Naturally, he took his fair share of damage as well, as evident in his negative striking differential. While he was able to survive the cautious striking of Ribovics, taking 66 significant strikes in a UFC fight generally isn't an optimal plan.
His next opponent, southpaw Rebecki, has a very similar striking style. He's very short for the division and works his way in (so to speak) behind heavy power shots from his strong side.
I was impressed with Rebecki's kicks, especially to the leg of opposite-stance opponents. That's a dangerous weapon for left-handed fighters since most opponents are far better at checking kicks from the opposite angle.
Like Radzhabov, Rebecki's also an excellent wrestler. The difference is he was able to maintain top control much longer, with more than eight minutes of control time against three takedowns in his debut.
Rebecki's fight IQ is impressive, and he employed the Khabib-esque tactic of letting his opponent start to work back to his feet before sucking him back in, draining his stamina.
I have concerns about both men's cardio, though, given the force they put behind all of their strikes. Both fought BJJ stylists in their debut and were able to use takedowns to catch their breath.
That's going to be much harder this time around since neither will find takedowns easy to come by.
Rebecki vs. Radzhabov Pick
While both men saw the judges in their UFC debuts, I was somewhat surprised their fights made it that far. They were both lucky to have opponents willing to accept takedowns to an extent, which allowed more recovery time than is usually available.

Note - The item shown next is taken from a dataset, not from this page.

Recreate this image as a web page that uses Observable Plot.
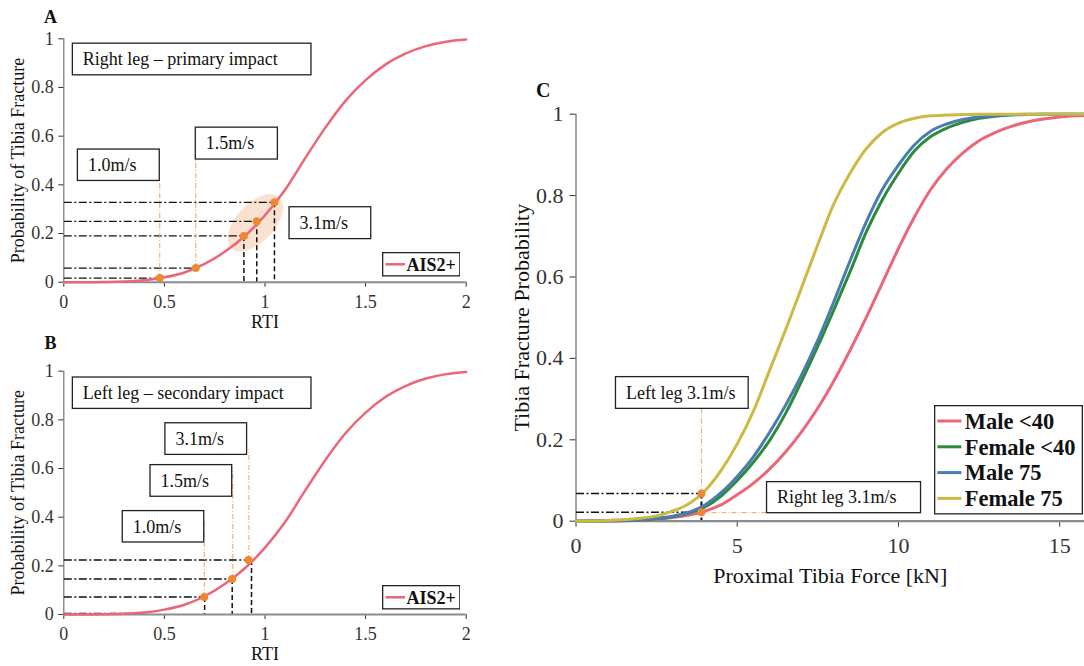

On top of that, their heavy striking styles lead to some defensive liabilities with both being let off the hook by relatively nonthreatening opponents in their prior matchups. Radzhabov, in particular, was hurt in the third round of his fight but managed to force enough grappling to make it to the final bell.
I'm expecting the grappling to mostly cancel out here. Radzhabov appears to be the better pure wrestler, but his limited top control is unlikely to keep Rebecki down long. On the other hand, Rebecki should have the edge once it's on the ground, and Radzhabov could be in trouble if put on his back.
The power striking of both men should be the deciding factor here, and I doubt we need all 15 minutes for someone to find the mark. Therefore, I was excited to see the under 2.5 rounds come in at plus-money on DraftKings, and I wouldn't have been shocked to see the under as the juicier side.
It's +155 on Thursday, which I'd take down to +120.
If picking a moneyline side, I'd prefer Rebecki. His southpaw stance should be enough of an edge in the striking department, and he seems to hold an edge in fight IQ and ground game. I'll likely sprinkle a bit on Rebecki as well, but the total is my preferred option.